Contra deficiencias y errores urge que cada quien, y cada institución —contando los medios de prensa—, tengan su Moncada como opción revolucionaria, no como un lema. Sobre todo cuando ya no vale decirse, recordando a Marx, aquello de “menos mal que existen los que no tienen nada que perder”. Hoy todos podríamos perder mucho.

Están los que no querrán perder los provechos de la corrupción con la que hasta se enriquecen a expensas de las necesidades de la inmensa mayoría del pueblo. Pero también, o ante todo, está esa mayoría, que debe hacer todo lo necesario para no perder lo que le han aportado las conquistas de la Revolución y sus afanes socialistas.
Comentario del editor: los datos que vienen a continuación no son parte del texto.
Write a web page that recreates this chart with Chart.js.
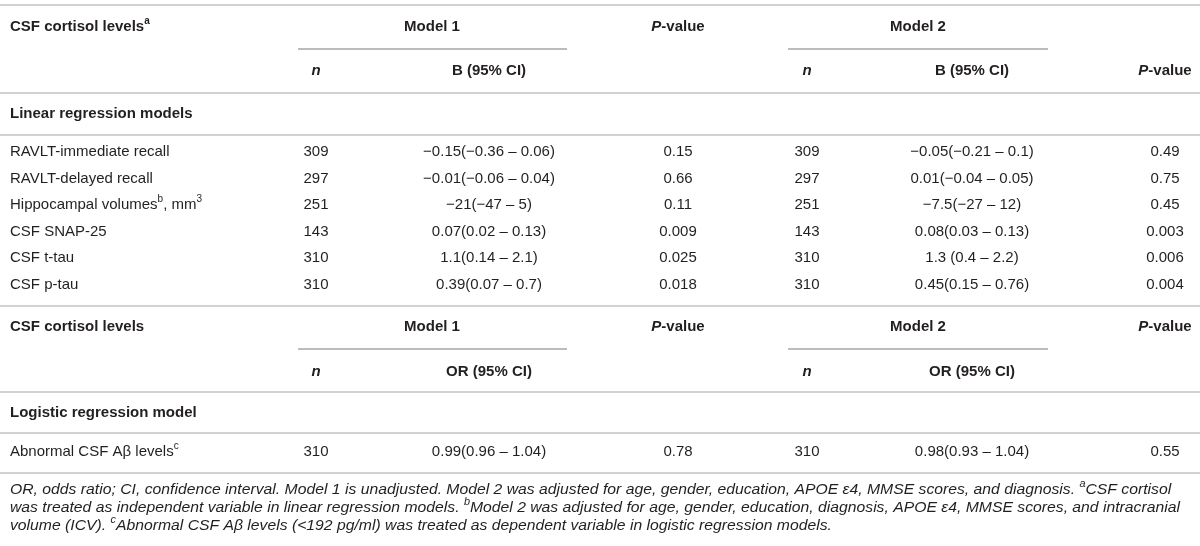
<!DOCTYPE html>
<html>
<head>
<meta charset="utf-8">
<script src="https://cdn.jsdelivr.net/npm/chart.js@4.4.0/dist/chart.umd.min.js"></script>
<style>
  html, body { margin: 0; padding: 0; background: #fff; }
  #wrap { width: 1200px; height: 546px; }
</style>
</head>
<body>
<div id="wrap"><canvas id="tbl"></canvas></div>
<script>
// ── Table data ──
const linearRows = ['RAVLT-immediate recall', 'RAVLT-delayed recall', 'Hippocampal volumes^{b}, mm^{3}', 'CSF SNAP-25', 'CSF t-tau', 'CSF p-tau'];
const model1N = [309, 297, 251, 143, 310, 310];
const model1B = ['−0.15(−0.36 – 0.06)', '−0.01(−0.06 – 0.04)', '−21(−47 – 5)', '0.07(0.02 – 0.13)', '1.1(0.14 – 2.1)', '0.39(0.07 – 0.7)'];
const model1P = ['0.15', '0.66', '0.11', '0.009', '0.025', '0.018'];
const model2N = [309, 297, 251, 143, 310, 310];
const model2B = ['−0.05(−0.21 – 0.1)', '0.01(−0.04 – 0.05)', '−7.5(−27 – 12)', '0.08(0.03 – 0.13)', '1.3 (0.4 – 2.2)', '0.45(0.15 – 0.76)'];
const model2P = ['0.49', '0.75', '0.45', '0.003', '0.006', '0.004'];

const logisticRows = ['Abnormal CSF Aβ levels^{c}'];
const logModel1N = [310];
const logModel1OR = ['0.99(0.96 – 1.04)'];
const logModel1P = ['0.78'];
const logModel2N = [310];
const logModel2OR = ['0.98(0.93 – 1.04)'];
const logModel2P = ['0.55'];

const headTitles = ['CSF cortisol levels^{a}', 'CSF cortisol levels'];
const modelNames = ['Model 1', 'Model 2'];
const pHead = '*P*-value';
const nHead = '*n*';
const effectHeads = ['B (95% CI)', 'OR (95% CI)'];
const sectionNames = ['Linear regression models', 'Logistic regression model'];
const footnotes = [
  'OR, odds ratio; CI, confidence interval. Model 1 is unadjusted. Model 2 was adjusted for age, gender, education, APOE ε4, MMSE scores, and diagnosis. ^{a}CSF cortisol',
  'was treated as independent variable in linear regression models. ^{b}Model 2 was adjusted for age, gender, education, diagnosis, APOE ε4, MMSE scores, and intracranial',
  'volume (ICV). ^{c}Abnormal CSF Aβ levels (<192 pg/ml) was treated as dependent variable in logistic regression models.'
];

// ── Layout (scale units = px of the 1200x546 sheet) ──
const col = { label: 10, n1: 316, b1: 489, p1: 678, n2: 807, b2: 972, p2: 1165, m1: 432, m2: 918 };
const block1 = { title: 27, under: 49, sub: 71, section: 114 };
const block2 = { title: 327, under: 349, sub: 372, section: 413 };
const linearY = [152, 179, 205, 232, 258, 285];
const logisticY = [452];
const footY = [490, 508, 526];
const rules = [5, 93, 135, 306, 392, 433, 473];
const underRules = [[298, 567], [788, 1048]];

const FONT = '"Liberation Sans", Arial, sans-serif';
const INK = '#231f20';

// ── Rich text: *italic*, ^{sup} ──
function parseRich(str){
  const segs = [];
  let italic = false, i = 0, buf = '';
  const push = (sup) => { if(buf){ segs.push({ t: buf, italic, sup }); buf = ''; } };
  while(i < str.length){
    const ch = str[i];
    if(ch === '*'){ push(false); italic = !italic; i++; continue; }
    if(ch === '^' && str[i+1] === '{'){
      push(false);
      const end = str.indexOf('}', i);
      buf = str.slice(i+2, end); push(true);
      i = end + 1; continue;
    }
    buf += ch; i++;
  }
  push(false);
  return segs;
}

function drawRich(ctx, str, x, y, opts){
  const size = opts.size || 15;
  const sx = opts.stretch || 1;
  const weight = opts.bold ? 'bold ' : '';
  const segs = parseRich(str);
  const fontOf = s => ((s.italic || opts.italic) ? 'italic ' : '') + weight + (s.sup ? Math.round(size*0.68) : size) + 'px ' + FONT;
  let total = 0;
  segs.forEach(s => { ctx.font = fontOf(s); s.w = ctx.measureText(s.t).width * sx; total += s.w; });
  let cx = x;
  if(opts.align === 'center') cx = x - total/2;
  else if(opts.align === 'right') cx = x - total;
  ctx.fillStyle = opts.color || INK;
  ctx.textBaseline = 'middle';
  ctx.textAlign = 'left';
  segs.forEach(s => {
    ctx.font = fontOf(s);
    ctx.save();
    ctx.translate(cx, s.sup ? y - size*0.38 : y);
    ctx.scale(sx, 1);
    ctx.fillText(s.t, 0, 0);
    ctx.restore();
    cx += s.w;
  });
}

// ── Text plugin: every cell placed through the chart scales ──
const cellText = {
  id: 'cellText',
  afterDatasetsDraw(chart){
    const { ctx, scales: { x, y } } = chart;
    const X = v => x.getPixelForValue(v);
    const Y = v => y.getPixelForValue(v);
    ctx.save();

    [block1, block2].forEach((b, k) => {
      drawRich(ctx, headTitles[k], X(col.label), Y(b.title), { bold: true, align: 'left' });
      drawRich(ctx, modelNames[0], X(col.m1), Y(b.title), { bold: true, align: 'center' });
      drawRich(ctx, pHead, X(col.p1), Y(b.title), { bold: true, align: 'center' });
      drawRich(ctx, modelNames[1], X(col.m2), Y(b.title), { bold: true, align: 'center' });
      drawRich(ctx, pHead, X(col.p2), Y(k === 0 ? b.sub : b.title), { bold: true, align: 'center' });
      drawRich(ctx, nHead, X(col.n1), Y(b.sub), { bold: true, align: 'center' });
      drawRich(ctx, effectHeads[k], X(col.b1), Y(b.sub), { bold: true, align: 'center' });
      drawRich(ctx, nHead, X(col.n2), Y(b.sub), { bold: true, align: 'center' });
      drawRich(ctx, effectHeads[k], X(col.b2), Y(b.sub), { bold: true, align: 'center' });
      drawRich(ctx, sectionNames[k], X(col.label), Y(b.section), { bold: true, align: 'left' });
    });

    const rowSets = [
      [linearRows, model1N, model1B, model1P, model2N, model2B, model2P, linearY],
      [logisticRows, logModel1N, logModel1OR, logModel1P, logModel2N, logModel2OR, logModel2P, logisticY]
    ];
    rowSets.forEach(([names, n1, b1, p1, n2, b2, p2, ys]) => {
      names.forEach((nm, i) => {
        const yy = Y(ys[i]);
        drawRich(ctx, nm, X(col.label), yy, { align: 'left' });
        drawRich(ctx, String(n1[i]), X(col.n1), yy, { align: 'center' });
        drawRich(ctx, b1[i], X(col.b1), yy, { align: 'center' });
        drawRich(ctx, p1[i], X(col.p1), yy, { align: 'center' });
        drawRich(ctx, String(n2[i]), X(col.n2), yy, { align: 'center' });
        drawRich(ctx, b2[i], X(col.b2), yy, { align: 'center' });
        drawRich(ctx, p2[i], X(col.p2), yy, { align: 'center' });
      });
    });

    footnotes.forEach((f, i) => {
      drawRich(ctx, f, X(col.label), Y(footY[i]), { italic: true, align: 'left', size: 14.5, stretch: 1.085 });
    });
    ctx.restore();
  }
};

// ── Rules as line datasets ──
const ruleSets = rules.map(r => ({
  data: [{ x: 0, y: r }, { x: 1200, y: r }],
  borderColor: '#d2d2d2', borderWidth: 2, pointRadius: 0, fill: false
}));
underRules.forEach(([a, b]) => {
  [block1.under, block2.under].forEach(u => {
    ruleSets.push({
      data: [{ x: a, y: u }, { x: b, y: u }],
      borderColor: '#bcbcbc', borderWidth: 2, pointRadius: 0, fill: false
    });
  });
});

new Chart(document.getElementById('tbl').getContext('2d'), {
  type: 'line',
  data: { datasets: ruleSets },
  options: {
    responsive: true,
    maintainAspectRatio: false,
    animation: false,
    layout: { padding: 0 },
    plugins: { legend: { display: false }, tooltip: { enabled: false } },
    scales: {
      x: { type: 'linear', min: 0, max: 1200, display: false },
      y: { type: 'linear', min: 0, max: 546, reverse: true, display: false }
    }
  },
  plugins: [cellText]
});
</script>
</body>
</html>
No hace falta ser adivino para predecir que perder esos logros podría costar otras pérdidas cuya sola mención bastaría para ocuparse en impedir que ocurran. Incluirían la pérdida de la nación, amenazada por un imperio que no renuncia a castigarla por la osadía de haberlo desafiado con la defensa de su soberanía y de su proyecto de justicia social, y que —aunque siga quedándose con las ganas— en las actuales circunstancias podría calcular que el bloqueo nunca había estado más cerca de lograr su meta.

Asuma y honre cada patriota su Moncada, su lugar en la brega revolucionaria. Los peligros no serán mayores que los enfrentados por la hornada heroica del 26 de julio de 1953; pero las consecuencias de incumplir la misión podrían ser más terribles.